This small tool is designed to automate the download, orginization, and storage of GDELT source files. GDELT-Diff includes a daemon that runs every 60 mins fetching any new or missing files and sorts them into folders for easy storage. Additionally, an extremely lightweight tool is provided to maintain a copy of only the streams most recent files in /tmp/gdelt-live. This is for anyone doing real-time analysis of the GDELT and doesn't require a full copy of the source files.
The GDELT Project is the largest, most comprehensive, and highest resolution open database of human society ever created. Just the 2015 data alone records nearly three quarters of a trillion emotional snapshots and more than 1.5 billion location references, while its total archives span more than 215 years, making it one of the largest open-access spatio-temporal datasets in existance and pushing the boundaries of "big data" study of global human society. Advanced users and those with unique use cases can download the entire underlying event and graph datasets in CSV format. Deep technical knowledge and extensive experience working with large datasets is required to make use of these datasets, with the GKG alone requiring more than 2.5TB of storage compressed.
To learn more about the GDELT and the records that make up its database, check out the offical documentaion page.
NOTE: This utlity is designed for large servers with a MINIMUM +100GB OS Drive, +10TB of storage, and +32GB of RAM. Also please consider how many files you need to sync before running.

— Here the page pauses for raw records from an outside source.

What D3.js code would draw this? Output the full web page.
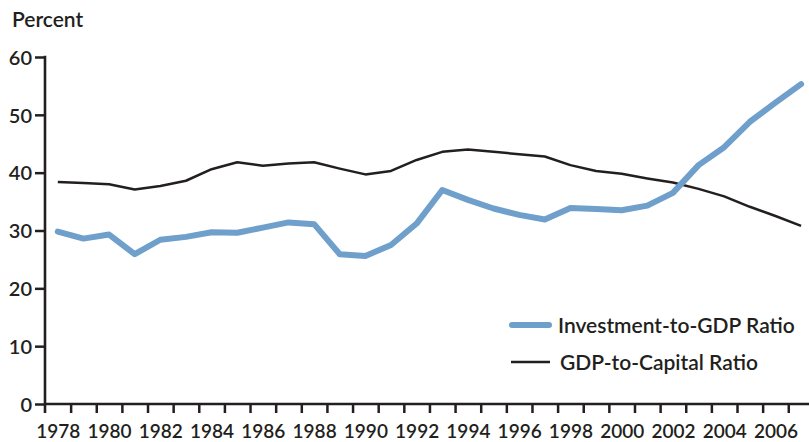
<!DOCTYPE html>
<html>
<head>
<meta charset="utf-8">
<script src="https://cdn.jsdelivr.net/npm/d3@7"></script>
<style>
  body { margin: 0; background: #fff; }
  svg text { font-family: Lato, "Open Sans", sans-serif; font-weight: 600; fill: #231f20; }
</style>
</head>
<body>
<svg width="809" height="442"></svg>
<script>
// jaren en de twee reeksen (procenten)
var years = d3.range(1978, 2008);
var investmentToGdp = [29.8, 28.6, 29.3, 25.9, 28.4, 28.9, 29.7, 29.6, 30.5, 31.4,
                       31.1, 25.9, 25.6, 27.5, 31.2, 37.0, 35.3, 33.8, 32.7, 31.9,
                       33.9, 33.7, 33.5, 34.3, 36.5, 41.3, 44.4, 48.8, 52.1, 55.3];
var gdpToCapital = [38.4, 38.2, 38.0, 37.1, 37.7, 38.6, 40.6, 41.8, 41.2, 41.6,
                    41.8, 40.7, 39.7, 40.3, 42.2, 43.6, 44.0, 43.6, 43.2, 42.8,
                    41.3, 40.3, 39.8, 39.0, 38.3, 37.2, 35.9, 34.1, 32.5, 30.8];
var yTicks = [0, 10, 20, 30, 40, 50, 60];
var xLabels = d3.range(1978, 2007, 2);
var legendNames = ["Investment-to-GDP Ratio", "GDP-to-Capital Ratio"];

var svg = d3.select("svg"),
    left = 45,
    g = svg.append("g");

// jaren staan midden in een vak, de streepjes op de grenzen
var x = d3.scaleLinear().domain([1977.5, 2007.5]).range([left, 813.9]),
    y = d3.scaleLinear().domain([0, 60]).range([404, 57]);

// y-as
g.append("g")
    .attr("transform", "translate(" + left + ",0)")
    .call(d3.axisLeft(y).tickValues(yTicks).tickSize(10).tickSizeOuter(0).tickPadding(3))
    .call(function(a) {
      a.select(".domain").remove();
      a.selectAll("line").attr("stroke", "#231f20").attr("stroke-width", 2.5);
      a.selectAll("text").style("font-size", "20px").attr("dy", "0.36em");
    });

g.append("line")
    .attr("x1", left).attr("x2", left)
    .attr("y1", y(60) - 1.2).attr("y2", 413)
    .attr("stroke", "#231f20").attr("stroke-width", 2.6);

// x-as met streepjes op de jaargrenzen
g.append("g")
    .attr("transform", "translate(0," + y(0) + ")")
    .call(d3.axisBottom(x).tickValues(d3.range(1978.5, 2007, 1)).tickSize(9).tickFormat(""))
    .call(function(a) {
      a.select(".domain").remove();
      a.selectAll("line").attr("stroke", "#231f20").attr("stroke-width", 2.5);
    });

g.append("line")
    .attr("x1", left).attr("x2", 809)
    .attr("y1", y(0)).attr("y2", y(0))
    .attr("stroke", "#231f20").attr("stroke-width", 2.6);

// jaartallen onder de as
g.append("g")
    .attr("transform", "translate(0," + y(0) + ")")
    .call(d3.axisBottom(x).tickValues(xLabels).tickSize(0).tickPadding(0).tickFormat(d3.format("d")))
    .call(function(a) {
      a.select(".domain").remove();
      a.selectAll("text").style("font-size", "19px").attr("y", 33.5).attr("dy", 0);
    });

g.append("text")
    .attr("x", 12)
    .attr("y", 27)
    .style("font-size", "21px")
    .text("Percent");

var line = d3.line()
    .x(function(d, i) { return x(years[i]); })
    .y(function(d) { return y(d); });

g.append("path")
    .attr("d", line(gdpToCapital))
    .attr("fill", "none")
    .attr("stroke", "#231f20")
    .attr("stroke-width", 2.5)
    .attr("stroke-linejoin", "round");

g.append("path")
    .attr("d", line(investmentToGdp))
    .attr("fill", "none")
    .attr("stroke", "#6f9fcb")
    .attr("stroke-width", 6)
    .attr("stroke-linejoin", "round")
    .attr("stroke-linecap", "round");

// legenda
var legend = g.append("g");
legend.append("line")
    .attr("x1", 512).attr("x2", 549).attr("y1", 325).attr("y2", 325)
    .attr("stroke", "#6f9fcb").attr("stroke-width", 6).attr("stroke-linecap", "round");
legend.append("line")
    .attr("x1", 511).attr("x2", 550).attr("y1", 362).attr("y2", 362)
    .attr("stroke", "#231f20").attr("stroke-width", 2.5);
legend.selectAll("text.leg")
    .data(legendNames)
    .enter().append("text")
    .attr("class", "leg")
    .attr("x", function(d, i) { return i ? 560 : 558; })
    .attr("y", function(d, i) { return i ? 370 : 333; })
    .style("font-size", "21px")
    .text(function(d) { return d; });
</script>
</body>
</html>
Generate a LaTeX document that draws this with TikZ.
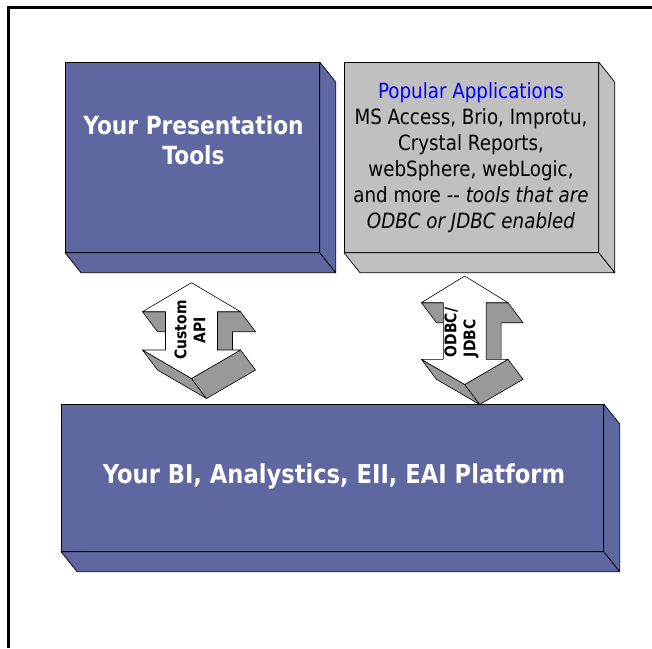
\documentclass[tikz,border=0pt]{standalone}
\usepackage{fontspec}
\setmainfont{DejaVu Sans}[FakeStretch=0.87]
\definecolor{boxblue}{RGB}{95,103,160}
\definecolor{boxgrey}{RGB}{192,192,192}
\definecolor{arrowgrey}{RGB}{153,153,153}
\tikzset{
  face/.style={draw=black, line width=0.7pt, line join=round},
  bluebox/.style={face, fill=boxblue},
  greybox/.style={face, fill=boxgrey},
  frontface/.style={rectangle, inner sep=0pt, anchor=north west},
  whitetxt/.style={text=white, font=\bfseries\fontsize{25}{30}\selectfont, align=center, inner sep=0pt},
  apptxt/.style={text=black, font=\fontsize{21}{26}\selectfont, align=center, inner sep=0pt},
  lbltxt/.style={text=black, font=\bfseries\fontsize{16}{19}\selectfont, inner sep=0pt, rotate=90},
  arrowside/.style={draw=black, line width=0.6pt, fill=arrowgrey, line join=round},
  arrowfront/.style={draw=black, line width=0.6pt, fill=white, line join=round},
}
% 3D sides of a slab: #1 node name, #2 style
\newcommand\slabsides[2]{%
  \path (#1.north east) ++(16,20) coordinate (#1-tr);
  \path (#1.south east) ++(16,20) coordinate (#1-br);
  \path (#1.south west) ++(16,20) coordinate (#1-bl);
  \draw[#2] (#1.north east) -- (#1-tr) -- (#1-br) -- (#1.south east) -- cycle;
  \draw[#2] (#1.south west) -- (#1.south east) -- (#1-br) -- (#1-bl) -- cycle;
}
% 3D double arrow: #1 name, #2 cx, #3 top tip y, #4 upper head base y,
% #5 lower head base y, #6 bottom tip y, #7 head half width, #8 shaft half width
\newcommand\dblarrow[8]{%
  \coordinate (#1-T)  at (#2,#3);
  \coordinate (#1-L1) at ({#2-#7},#4);
  \coordinate (#1-S1) at ({#2-#8},#4);
  \coordinate (#1-S2) at ({#2-#8},#5);
  \coordinate (#1-L2) at ({#2-#7},#5);
  \coordinate (#1-B)  at (#2,#6);
  \coordinate (#1-R2) at ({#2+#7},#5);
  \coordinate (#1-S3) at ({#2+#8},#5);
  \coordinate (#1-S4) at ({#2+#8},#4);
  \coordinate (#1-R1) at ({#2+#7},#4);
  \draw[arrowside] (#1-S4) -- (#1-R1) -- ([shift={(15,20)}]#1-R1) -- ([shift={(15,20)}]#1-S4)
     -- ([shift={(15,20)}]#1-S3) -- (#1-S3) -- cycle;
  \draw[arrowside] (#1-L1) -- (#1-S1) -- ([shift={(15,20)}]#1-S1) -- ([shift={(15,20)}]#1-L1) -- cycle;
  \draw[arrowside] (#1-L2) -- (#1-B) -- ([shift={(15,20)}]#1-B) -- ([shift={(15,20)}]#1-L2) -- cycle;
  \draw[arrowside] (#1-B) -- (#1-R2) -- ([shift={(15,20)}]#1-R2) -- ([shift={(15,20)}]#1-B) -- cycle;
  \draw[arrowfront] (#1-T) -- (#1-L1) -- (#1-S1) -- (#1-S2) -- (#1-L2) -- (#1-B)
     -- (#1-R2) -- (#1-S3) -- (#1-S4) -- (#1-R1) -- cycle;
}
\begin{document}
\begin{tikzpicture}[x=1pt,y=-1pt]
\useasboundingbox (0,0) rectangle (652,648);
\fill[white] (0,0) rectangle (652,648);
% frame (continues beyond the right and bottom edges)
\draw[line width=3pt] (8.5,648) -- (8.5,7.5) -- (652,7.5);

% top-left box
\node[bluebox, frontface, minimum width=254pt, minimum height=190pt] (pres) at (65,62) {};
\slabsides{pres}{bluebox}
\node[whitetxt] (prestxt) at (193.5,140) {Your Presentation\\Tools};

% top-right box
\node[greybox, frontface, minimum width=254pt, minimum height=190pt] (apps) at (344,62) {};
\slabsides{apps}{greybox}
\node[apptxt] (appstxt) at (471,158) {\textcolor{blue}{Popular Applications}\\
  MS Access, Brio, Improtu,\\ Crystal Reports,\\ webSphere, webLogic,\\
  and more {-}{-} \textit{tools that are}\\ \textit{ODBC or JDBC enabled}};

% bottom box
\node[bluebox, frontface, minimum width=542pt, minimum height=147pt] (plat) at (61,404) {};
\slabsides{plat}{bluebox}
\node[whitetxt, font=\bfseries\fontsize{26}{30}\selectfont] (plattxt) at (334,476) {Your BI, Analystics, EII, EAI Platform};

% arrows
\dblarrow{api}{191.5}{282.7}{311.7}{350}{378.5}{49}{26}
\node[lbltxt, align=center] (apilbl) at (190,330) {Custom\\API};
\dblarrow{odbc}{464.7}{276}{302.7}{359.3}{384.5}{43.3}{21.4}
\node[lbltxt, align=left] (odbclbl) at (461.5,332.5) {ODBC/\\JDBC};
\end{tikzpicture}
\end{document}
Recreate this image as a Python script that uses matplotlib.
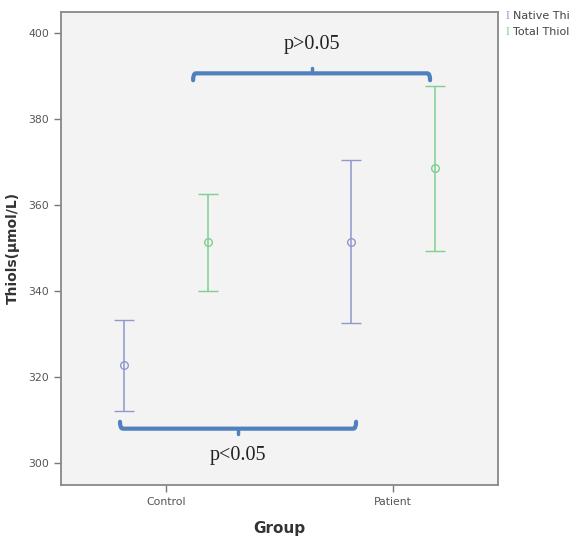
import matplotlib.pyplot as plt
import numpy as np
from matplotlib.path import Path
from matplotlib.patches import PathPatch

groups = ['Control', 'Patient']
native_mean = [322.8, 351.5]
native_low = [312.3, 332.6]
native_high = [333.3, 370.5]
total_mean = [351.4, 368.7]
total_low = [340.2, 349.5]
total_high = [362.6, 387.7]
series_names = ['Native Thiols', 'Total Thiols']

c_native = '#8e98cf'
c_total = '#7fcf8f'
c_brace = '#4f81bd'

fig = plt.figure(figsize=(5.7, 5.38), dpi=100)
ax = fig.add_axes([0.107, 0.0985, 0.767, 0.8795])
ax.set_facecolor('#f3f3f3')

xpos = np.arange(len(groups))
off = 0.185

def draw(x, mean, low, high, col):
    mean = np.array(mean); low = np.array(low); high = np.array(high)
    ax.errorbar(x, mean, yerr=[mean - low, high - mean], fmt='o', color=col,
                mfc='none', mec=col, ms=5.5, mew=1, elinewidth=1.1,
                capsize=7, capthick=1.1)

draw(xpos - off, native_mean, native_low, native_high, c_native)
draw(xpos + off, total_mean, total_low, total_high, c_total)

ax.set_xlim(-0.463, 1.463)
ax.set_ylim(295, 405)
ax.set_xticks(xpos)
ax.set_xticklabels(groups)
ax.set_yticks([300, 320, 340, 360, 380, 400])
ax.tick_params(axis='both', colors='#777777', labelcolor='#555555',
               labelsize=7.8, length=5, width=1)
for s in ax.spines.values():
    s.set_color('#888888')
    s.set_linewidth(1.3)

ax.set_ylabel('Thiols(μmol/L)', fontsize=10, fontweight='bold', color='#333333', labelpad=6)
ax.set_xlabel('Group', fontsize=11, fontweight='bold', color='#333333', labelpad=10)

# significance braces with small curled ends
def brace(x0, x1, y, d, label, ty):
    xm = (x0 + x1) / 2
    r = 0.012
    verts = [(x0, y - d), (x0, y), (x0 + r, y), (x1 - r, y), (x1, y), (x1, y - d)]
    codes = [Path.MOVETO, Path.CURVE3, Path.CURVE3, Path.LINETO, Path.CURVE3, Path.CURVE3]
    ax.add_patch(PathPatch(Path(verts, codes), fill=False, ec=c_brace, lw=3,
                           capstyle='round', joinstyle='round'))
    ax.plot([xm, xm], [y, y + d * 0.8], color=c_brace, lw=2.5, solid_capstyle='round')
    ax.text(xm, ty, label, ha='center', va='center', fontsize=14.5,
            family='Liberation Serif', color='#222222')

brace(0.119, 1.163, 390.7, 1.6, 'p>0.05', 397.4)
brace(-0.203, 0.837, 308.1, -1.6, 'p<0.05', 301.9)

# legend outside on the right (cut by figure edge as in the original)
for i, (name, col) in enumerate(zip(series_names, [c_native, c_total])):
    yy = 1 - (16 + 16 * i) / 538
    fig.text(507 / 570, yy, 'I', color=col, fontsize=8.5, va='center', ha='center',
             family='Liberation Serif')
    fig.text(513 / 570, yy, name, color='#444444', fontsize=8, va='center', ha='left')

fig.savefig('out.png', dpi=100)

- If you have a pre-existing directory of GDELT files, YOU MUST ensure that files are organized into folders by stream, year and month(
/path/stream/2015/05/
) - Install GDELT-Diff:
curl https://raw.githubusercontent.com/JustinTimperio/gdelt-diff/master/build/install.sh | bash
- Edit Your User Config File With The Paths You Wish to Use:
sudo vi /etc/gdelt-diff/config
- Manually Run GDELT-Diff to Ensure Everything is Setup:
sudo gdelt-diff -d
- Enable Automatic Downloads With:
sudo systemctl enable gdelt-diff.timer
- Enable Automatic Live Downloads With:
sudo systemctl enable gdelt-live.timer
This will NOT remove the files you have downloaded
sudo /opt/gdelt-diff/build/remove.sh
When using the utlity manually simply stop the systemd.timers and call gdelt-diff manually:
sudo gdelt-diff --diff
To sync only one stream use:
sudo gdelt-diff --diff_english
OR
sudo gdelt-diff --diff_translation
To force a fetch of 404'd URLs use:
sudo gdelt-diff --retry
To refresh the database of synced files:
sudo gdelt-diff --refresh_database
To see all options and flags:
sudo gdelt-diff -help